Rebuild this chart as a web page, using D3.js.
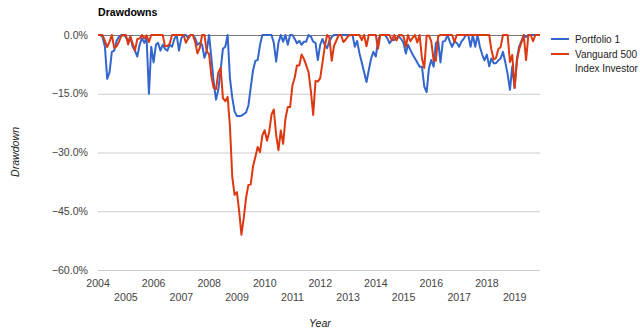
<!DOCTYPE html>
<html>
<head>
<meta charset="utf-8">
<script src="https://cdn.jsdelivr.net/npm/d3@7"></script>
<style>
  html, body { margin: 0; padding: 0; background: #fff; }
  svg { display: block; font-family: Arial, "Liberation Sans", sans-serif; }
</style>
</head>
<body>
<svg id="chart" width="640" height="335"></svg>
<script>
// ---- data ----
const title = "Drawdowns";
const seriesNames = ["Portfolio 1", "Vanguard 500 Index Investor"];
const firstMonthEnd = [2003, 12]; // first data point: end of Dec 2003, then monthly
const yTicks = [0, -15, -30, -45, -60];
const yearTicks = [2004, 2005, 2006, 2007, 2008, 2009, 2010, 2011, 2012, 2013, 2014, 2015, 2016, 2017, 2018, 2019];

const portfolio1 = [
  0,
  0, -0.5, -3, -11.2, -9.5, -4.3, -4, -1.5, -0.5, 0, 0, -0.5,
  -1.5, -0.5, -3, -4, -5.5, -2.5, -0.8, -2, -0.8, -15, -3, -7,
  -2.5, -2, -4, -2.5, -3.5, -4, -2.5, -3, -1, 0, -4, -0.8,
  0, 0, -0.8, 0, 0, -0.8, -2.5, -2, -2.5, -5.8, -4, 0,
  -6, -12, -16.5, -14, -9, -3.5, -3, 0, -11, -16, -19.5, -20.7,
  -20.7, -20.6, -20.2, -19.8, -18, -13.5, -9, -6.6, -6.4, -2.5, 0, 0,
  0, 0, 0, -2, -6.8, -2, 0, -1.7, 0, -2.5, 0, 0,
  -1, -2.1, -1.5, -2.5, -1.7, -1.7, 0, -0.4, -1.7, -2, -6.4, -2.5,
  -1, -2.5, -3.4, -1.5, -0.5, 0, 0, 0, 0, 0, 0, 0,
  0, 0, -3, -1.5, -4.7, -7, -9.5, -12, -9, -6, -4.3, -5.5,
  -1.3, 0, 0, 0, -0.8, -2.1, -1.3, -1.3, -0.8, -0.4, -1, -2,
  -4.7, -2.5, -3.8, -5, -6, -7, -8.1, -8.1, -13.2, -14.6, -8.5, -6.4,
  -8.1, -2.1, -1.5, -7, -1.7, -1.5, 0, -1.7, -3, -1.7, -2, -3,
  -1.7, -1, 0, 0, -3, 0, -3, 0, -3, -5, -6.5, -5,
  -8, -6, -7.2, -7.2, -6.5, -6, -4.3, -7, -10, -14, -8, -13.5,
  -6, -3, -1.5, 0, -0.5, 0, 0, 0, 0, 0, 0
];

const vanguard500 = [
  0,
  0, 0, -1.5, -3.1, -1.7, 0, -3.3, -2.9, -1.8, -0.3, 0, 0,
  -2.4, -0.4, -2.2, -4.0, -1.0, -0.9, 0, -0.9, -0.1, -1.8, 0, 0,
  0, 0, 0, 0, -2.9, -2.8, -2.2, 0, 0, 0, 0, 0,
  0, -2.0, -0.9, 0, 0, -1.7, -4.7, -3.3, 0, 0, -4.2, -4.9,
  -10.6, -13.5, -13.8, -9.6, -8.4, -16.1, -16.9, -15.8, -23.3, -36.2, -40.8, -40.1,
  -45.2, -51.0, -46.7, -41.6, -38.3, -38.2, -33.5, -31.1, -28.6, -29.9, -25.7, -24.3,
  -27.0, -24.8, -20.3, -19.0, -25.5, -29.4, -24.4, -27.8, -21.4, -18.4, -18.4, -12.9,
  -10.8, -7.8, -7.8, -5.0, -6.1, -7.7, -9.5, -14.4, -20.4, -11.7, -11.9, -11.0,
  -7.0, -3.0, 0, -0.6, -6.6, -2.8, -1.4, 0, 0, -1.8, -1.2, -0.3,
  0, 0, 0, 0, 0, -1.3, 0, -2.9, 0, 0, 0, 0,
  -3.5, 0, 0, 0, 0, 0, -1.4, 0, -1.4, 0, 0, -0.3,
  -3.0, 0, -1.6, -0.7, 0, -1.9, 0, -6.0, -8.4, -0.2, -0.1, -1.6,
  -6.5, -6.6, -0.3, 0, 0, 0, 0, 0, 0, -1.8, 0, 0,
  0, 0, 0, 0, 0, 0, 0, 0, 0, 0, 0, 0,
  0, -3.7, -6.2, -5.9, -3.6, -3.1, 0, 0, 0, -6.9, -5.1, -13.5,
  -6.6, -3.7, -1.9, 0, -6.4, 0, 0, -1.6, 0, 0, 0
];

const colors = ["#3366cc", "#dc3912"];

// ---- build ----
const dates = portfolio1.map((_, i) => new Date(firstMonthEnd[0], firstMonthEnd[1] + i, 0));
const svg = d3.select("#chart");
const plotLeft = 98, plotRight = 540, plotTop = 35, plotBottom = 270;
const fs = 10.6;

const x = d3.scaleTime().domain([dates[0], dates[dates.length - 1]]).range([plotLeft, plotRight]);
const y = d3.scaleLinear().domain([-60, 0]).range([plotBottom, plotTop]);

// title
svg.append("text").attr("x", 98).attr("y", 15.5).attr("font-size", fs).attr("font-weight", "bold")
  .attr("fill", "#000").text(title);

// gridlines
svg.append("g").selectAll("line").data(yTicks.filter(d => d !== 0)).join("line")
  .attr("x1", plotLeft).attr("x2", plotRight)
  .attr("y1", d => y(d) + 0.5).attr("y2", d => y(d) + 0.5)
  .attr("stroke", "#cccccc").attr("stroke-width", 1);

// y tick labels
svg.append("g").selectAll("text").data(yTicks).join("text")
  .attr("x", 88).attr("y", d => y(d)).attr("dy", "0.35em")
  .attr("text-anchor", "end").attr("font-size", fs).attr("fill", "#444")
  .text(d => d3.format(".1f")(d) + "%");

// x tick labels (two staggered rows)
svg.append("g").selectAll("text").data(yearTicks).join("text")
  .attr("x", d => x(new Date(d, 0, 1)))
  .attr("y", (d, i) => i % 2 === 0 ? 283 : 297).attr("dy", "0.35em")
  .attr("text-anchor", "middle").attr("font-size", fs).attr("fill", "#444")
  .text(d => d);

// baseline
svg.append("line").attr("x1", plotLeft).attr("x2", plotRight)
  .attr("y1", y(0) + 0.5).attr("y2", y(0) + 0.5)
  .attr("stroke", "#777").attr("stroke-width", 1);

// lines
const line = d3.line().x((d, i) => x(dates[i])).y(d => y(d));
[portfolio1, vanguard500].forEach((s, i) => {
  svg.append("path").datum(s).attr("d", line)
    .attr("fill", "none").attr("stroke", colors[i]).attr("stroke-width", 2)
    .attr("stroke-linejoin", "round");
});

// axis titles
svg.append("text").attr("x", 320).attr("y", 323).attr("dy", "0.35em")
  .attr("text-anchor", "middle").attr("font-size", fs).attr("font-style", "italic")
  .attr("fill", "#222").text("Year");
svg.append("text").attr("transform", "translate(15,152) rotate(-90)").attr("dy", "0.35em")
  .attr("text-anchor", "middle").attr("font-size", fs).attr("font-style", "italic")
  .attr("fill", "#222").text("Drawdown");

// legend
const legend = svg.append("g");
const legendLines = [["Portfolio 1"], ["Vanguard 500", "Index Investor"]];
legendLines.forEach((lines, i) => {
  const ly = 39 + i * 15;
  legend.append("line").attr("x1", 551).attr("x2", 569).attr("y1", ly).attr("y2", ly)
    .attr("stroke", colors[i]).attr("stroke-width", 2);
  const t = legend.append("text").attr("x", 575).attr("y", ly)
    .attr("font-size", 10).attr("fill", "#222");
  lines.forEach((l, j) => {
    t.append("tspan").attr("x", 575).attr("dy", j === 0 ? "0.35em" : "14.3").text(l);
  });
});
</script>
</body>
</html>
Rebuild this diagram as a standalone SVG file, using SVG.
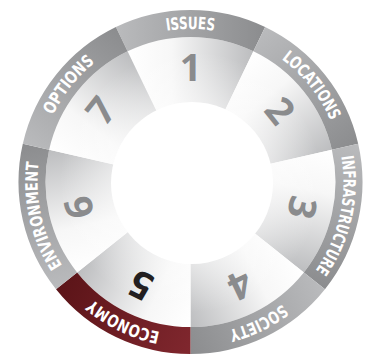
<svg xmlns="http://www.w3.org/2000/svg" xmlns:xlink="http://www.w3.org/1999/xlink" width="375" height="358" viewBox="0 0 375 358">
  <style>
    .band { fill: url(#bandG); }
    .band.active { fill: url(#ecoG); }
    .wedge { fill: url(#wedgeG); }
    .shade { fill: url(#shadeG); }
    .label { font-family: 'DejaVu Sans Condensed', 'DejaVu Sans', sans-serif; font-weight: bold; font-size: 17px; fill: #ffffff; }
    .num { font-family: 'Open Sans', 'DejaVu Sans', sans-serif; font-weight: bold; font-size: 38px; fill: #8a8b8d; text-anchor: middle; }
    .num.active { fill: #231f20; }
  </style>
  <defs>
    <linearGradient id="bandG" gradientUnits="userSpaceOnUse" x1="-75" y1="0" x2="75" y2="0">
      <stop offset="0" stop-color="#babbbd"/>
      <stop offset="1" stop-color="#8b8c8e"/>
    </linearGradient>
    <linearGradient id="ecoG" gradientUnits="userSpaceOnUse" x1="-75" y1="0" x2="75" y2="0">
      <stop offset="0" stop-color="#80272e"/>
      <stop offset="1" stop-color="#5b1418"/>
    </linearGradient>
    <linearGradient id="wedgeG" gradientUnits="userSpaceOnUse" x1="-63" y1="0" x2="63" y2="0">
      <stop offset="0" stop-color="#ffffff"/>
      <stop offset="0.35" stop-color="#f7f7f7"/>
      <stop offset="1" stop-color="#bcbdbf"/>
    </linearGradient>
    <radialGradient id="shadeG" gradientUnits="userSpaceOnUse" cx="0" cy="0" r="145">
      <stop offset="0.55" stop-color="#ffffff" stop-opacity="0.45"/>
      <stop offset="0.9" stop-color="#ffffff" stop-opacity="0"/>
    </radialGradient>
    <path id="bandShape" d="M -74.627 -154.967 A 172 172 0 0 1 74.627 -154.967 L 62.913 -130.641 A 145 145 0 0 0 -62.913 -130.641 Z"/>
    <path id="wedgeShape" d="M 0 0 L -62.913 -130.641 A 145 145 0 0 1 62.913 -130.641 Z"/>
    <path id="arc" d="M -153 0 A 153 153 0 0 1 153 0"/>
  </defs>

  <g transform="translate(190.5 182)">
    <g id="issues" transform="rotate(0)">
      <use href="#wedgeShape" class="wedge"/>
      <use href="#wedgeShape" class="shade"/>
      <use href="#bandShape" class="band"/>
      <text class="label"><textPath href="#arc" startOffset="50%" text-anchor="middle" textLength="48" lengthAdjust="spacingAndGlyphs">ISSUES</textPath></text>
      <text class="num" x="0" y="-101">1</text>
    </g>
    <g id="locations" transform="rotate(51.4286)">
      <use href="#wedgeShape" class="wedge"/>
      <use href="#wedgeShape" class="shade"/>
      <use href="#bandShape" class="band"/>
      <text class="label"><textPath href="#arc" startOffset="50%" text-anchor="middle" textLength="80" lengthAdjust="spacingAndGlyphs">LOCATIONS</textPath></text>
      <text class="num" x="0" y="-101">2</text>
    </g>
    <g id="infrastructure" transform="rotate(102.857)">
      <use href="#wedgeShape" class="wedge"/>
      <use href="#wedgeShape" class="shade"/>
      <use href="#bandShape" class="band"/>
      <text class="label"><textPath href="#arc" startOffset="50%" text-anchor="middle" textLength="120" lengthAdjust="spacingAndGlyphs">INFRASTRUCTURE</textPath></text>
      <text class="num" x="0" y="-101">3</text>
    </g>
    <g id="society" transform="rotate(154.286)">
      <use href="#wedgeShape" class="wedge"/>
      <use href="#wedgeShape" class="shade"/>
      <use href="#bandShape" class="band"/>
      <text class="label"><textPath href="#arc" startOffset="50%" text-anchor="middle" textLength="60" lengthAdjust="spacingAndGlyphs">SOCIETY</textPath></text>
      <text class="num" x="0" y="-101">4</text>
    </g>
    <g id="economy" transform="rotate(205.714)">
      <use href="#wedgeShape" class="wedge"/>
      <use href="#wedgeShape" class="shade"/>
      <use href="#bandShape" class="band active"/>
      <text class="label"><textPath href="#arc" startOffset="50%" text-anchor="middle" textLength="76" lengthAdjust="spacingAndGlyphs">ECONOMY</textPath></text>
      <text class="num active" x="0" y="-101">5</text>
    </g>
    <g id="environment" transform="rotate(257.143)">
      <use href="#wedgeShape" class="wedge"/>
      <use href="#wedgeShape" class="shade"/>
      <use href="#bandShape" class="band"/>
      <text class="label"><textPath href="#arc" startOffset="50%" text-anchor="middle" textLength="108" lengthAdjust="spacingAndGlyphs">ENVIRONMENT</textPath></text>
      <text class="num" x="0" y="-101">6</text>
    </g>
    <g id="options" transform="rotate(308.571)">
      <use href="#wedgeShape" class="wedge"/>
      <use href="#wedgeShape" class="shade"/>
      <use href="#bandShape" class="band"/>
      <text class="label"><textPath href="#arc" startOffset="50%" text-anchor="middle" textLength="68" lengthAdjust="spacingAndGlyphs">OPTIONS</textPath></text>
      <text class="num" x="0" y="-101">7</text>
    </g>
    <circle id="hub" cx="1.5" cy="1" r="81" fill="#ffffff"/>
  </g>
</svg>
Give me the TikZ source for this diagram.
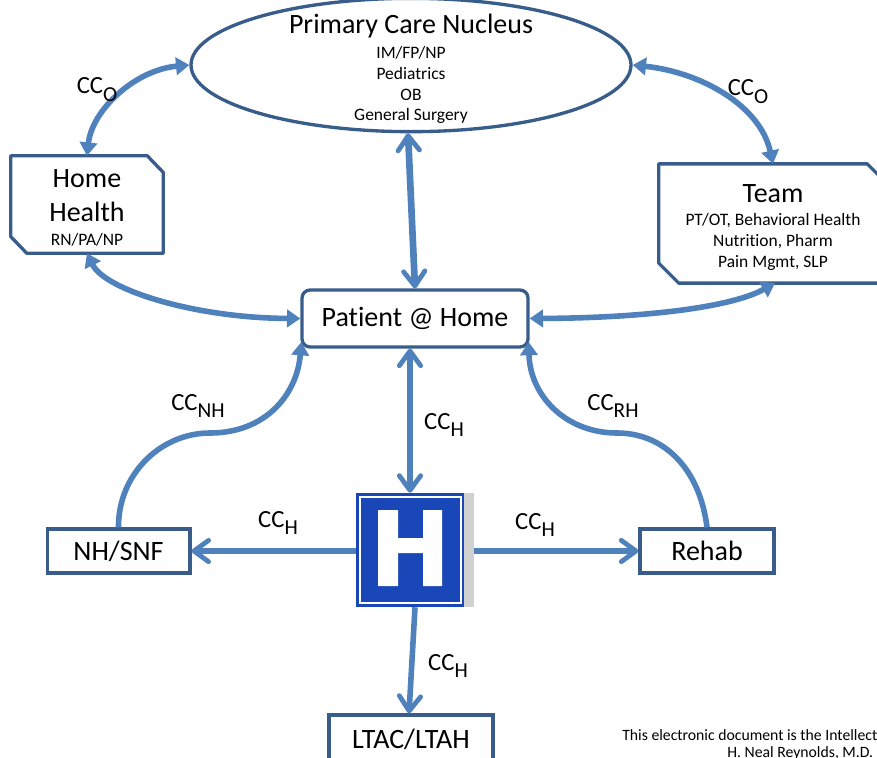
\documentclass[tikz,border=0pt]{standalone}
\usepackage{fontspec}
\setmainfont[Ligatures=NoCommon]{Carlito}
\usetikzlibrary{arrows.meta,shapes.geometric}
\definecolor{linkblue}{HTML}{4F81BD}
\definecolor{edgeblue}{HTML}{385D8A}
\definecolor{signblue}{HTML}{1A47B8}
\tikzset{
  x=0.75pt,y=-0.75pt,
  boxline/.style={draw=edgeblue,line width=2.5pt,fill=white,inner sep=0pt,align=center},
  rectbox/.style={boxline,rectangle},
  ghost/.style={rectangle,inner sep=0pt},
  chamfer/.style={draw=edgeblue,line width=2.5pt,fill=white,line join=round},
  link/.style={draw=linkblue,line width=4.2pt},
  thicklink/.style={draw=linkblue,line width=5pt},
  solidtip/.tip={Triangle[length=10pt,width=13pt]},
  opentip/.tip={Straight Barb[length=11pt,width=16pt,line width=3.6pt,round]},
  big/.style={font=\fontsize{21}{25.5}\selectfont},
  small/.style={font=\fontsize{13.1}{15.5}\selectfont,text=black},
  lab/.style={font=\fontsize{18.5}{20}\selectfont,inner sep=0pt},
  foot/.style={font=\fontsize{11.8}{14}\selectfont,anchor=west,inner sep=0pt},
}
\newcommand{\CCsub}[1]{CC\raisebox{-0.32em}{\fontsize{16}{16}\selectfont #1}}
\newcommand{\dropped}[1]{\raisebox{-0.9pt}{#1}}
\begin{document}
\begin{tikzpicture}
\useasboundingbox (0,0) rectangle (877,757);
\clip (0,0) rectangle (877,757);
% nodes
\node[boxline,ellipse,minimum width=330pt,minimum height=100pt] (nucleus) at (411,65) {};
\node[big] (nucleustitle) at (411,26.5) {Primary Care Nucleus};
\node[small,align=center,anchor=north] (nucleustext) at (411,42) {IM/FP/NP\\Pediatrics\\OB\\General Surgery};
\node[ghost,minimum width=114pt,minimum height=72.7pt] (home) at (87,204.5) {};
\draw[chamfer] (home.north west) -- ([xshift=-12pt]home.north east) -- ([yshift=-12.5pt]home.north east) -- (home.south east) -- ([xshift=12pt]home.south west) -- ([yshift=12.5pt]home.south west) -- cycle;
\node[big,align=center] (hometitle) at (87,196) {Home\\Health};
\node[small] (hometext) at (87,240) {RN/PA/NP};
\node[ghost,minimum width=171pt,minimum height=89pt] (team) at (773,223.5) {};
\draw[chamfer] (team.north west) -- ([xshift=-15pt]team.north east) -- ([yshift=-15pt]team.north east) -- (team.south east) -- ([xshift=15pt]team.south west) -- ([yshift=15pt]team.south west) -- cycle;
\node[big] (teamtitle) at (773,194) {Team};
\node[small,align=center] (teamtext) at (773,242) {PT/OT, Behavioral Health\\Nutrition, Pharm\\Pain Mgmt, SLP};
\node[boxline,rectangle,rounded corners=6pt,minimum width=169.5pt,minimum height=42.7pt,big] (patient) at (415,318.5) {\dropped{Patient @ Home}};
\node[rectbox,minimum width=107pt,minimum height=33pt,big] (snf) at (118.5,551) {\dropped{NH/SNF}};
\node[rectbox,minimum width=100.5pt,minimum height=33pt,big] (rehab) at (707,551) {\dropped{Rehab}};
\node[rectbox,line width=3.1pt,minimum width=123.5pt,minimum height=40pt] (ltac) at (411,742) {};
\node[big] (ltactext) at (411,739) {LTAC/LTAH};
% hospital sign
\fill[black!18] (464,493) rectangle (474,607);
\node[rectangle,fill=signblue,minimum width=80.5pt,minimum height=85.5pt,inner sep=0pt] (hospital) at (410,550) {};
\draw[white,line width=0.9pt] (360,497) rectangle (461,603);
\fill[white] (378,510) -- (398,510) -- (398,538) -- (423,538) -- (423,510) -- (442,510) -- (442,586) -- (423,586) -- (423,553) -- (398,553) -- (398,586) -- (378,586) -- cycle;
% anchors of the connectors
\coordinate (nb) at ([xshift=-2.25pt]nucleus.south);
\coordinate (pb) at ([xshift=-3.75pt]patient.south);
\coordinate (pbl) at ([xshift=0.75pt,yshift=5pt]patient.south west);
\coordinate (pbr) at ([xshift=-0.75pt,yshift=5pt]patient.south east);
\coordinate (tb) at ([xshift=1.5pt]team.south);
\coordinate (sgl) at ([yshift=-0.75pt]hospital.west);
\coordinate (sgr) at (474,551);
\coordinate (sgb) at ([xshift=3.75pt]hospital.south);
\coordinate (ltact) at ([xshift=-1.5pt]ltac.north);
% connectors
\draw[link,{solidtip}-{solidtip}] (nucleus.west) .. controls (135,70) and (92,110) .. (home.north);
\draw[link,{solidtip}-{solidtip}] (nucleus.east) .. controls (700,72) and (760,105) .. (team.north);
\draw[link,{solidtip}-{solidtip}] (home.south) .. controls (105,290) and (195,318) .. (patient.west);
\draw[link,{solidtip}-{solidtip}] (patient.east) .. controls (640,318) and (730,308) .. (tb);
\draw[thicklink,{opentip}-{opentip}] (nb) -- (patient.north);
\draw[thicklink,{opentip}-{opentip}] (pb) -- (hospital.north);
\draw[link,-{opentip}] (sgl) -- (snf.east);
\draw[link,-{opentip}] (sgr) -- (rehab.west);
\draw[link,-{opentip}] (sgb) -- (ltact);
\draw[link,-{solidtip}] (snf.north) .. controls (118,475) and (160,433) .. (210,433) .. controls (265,433) and (297,395) .. (pbl);
\draw[link,-{solidtip}] (rehab.north) .. controls (700,470) and (665,433) .. (617,433) .. controls (565,433) and (530,395) .. (pbr);
% labels
\node[lab] (l1) at (97,90) {\CCsub{O}};
\node[lab] (l2) at (748,92) {\CCsub{O}};
\node[lab] (l3) at (198,406) {\CCsub{NH}};
\node[lab] (l4) at (613,406) {\CCsub{RH}};
\node[lab] (l5) at (444,425) {\CCsub{H}};
\node[lab] (l6) at (278,523) {\CCsub{H}};
\node[lab] (l7) at (535,525) {\CCsub{H}};
\node[lab] (l8) at (448,666) {\CCsub{H}};
\node[foot] (n1) at (622,735) {This electronic document is the Intellect};
\node[foot] (n2) at (727,753) {H. Neal Reynolds, M.D.};
\end{tikzpicture}
\end{document}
=======
### THE TASK
From the listing above, copy every line that includes the word "using".

### WRITTEN ANSWER
Rebuild this chart as a web page, using D3.js.
Rebuild this diagram as a standalone SVG file, using SVG.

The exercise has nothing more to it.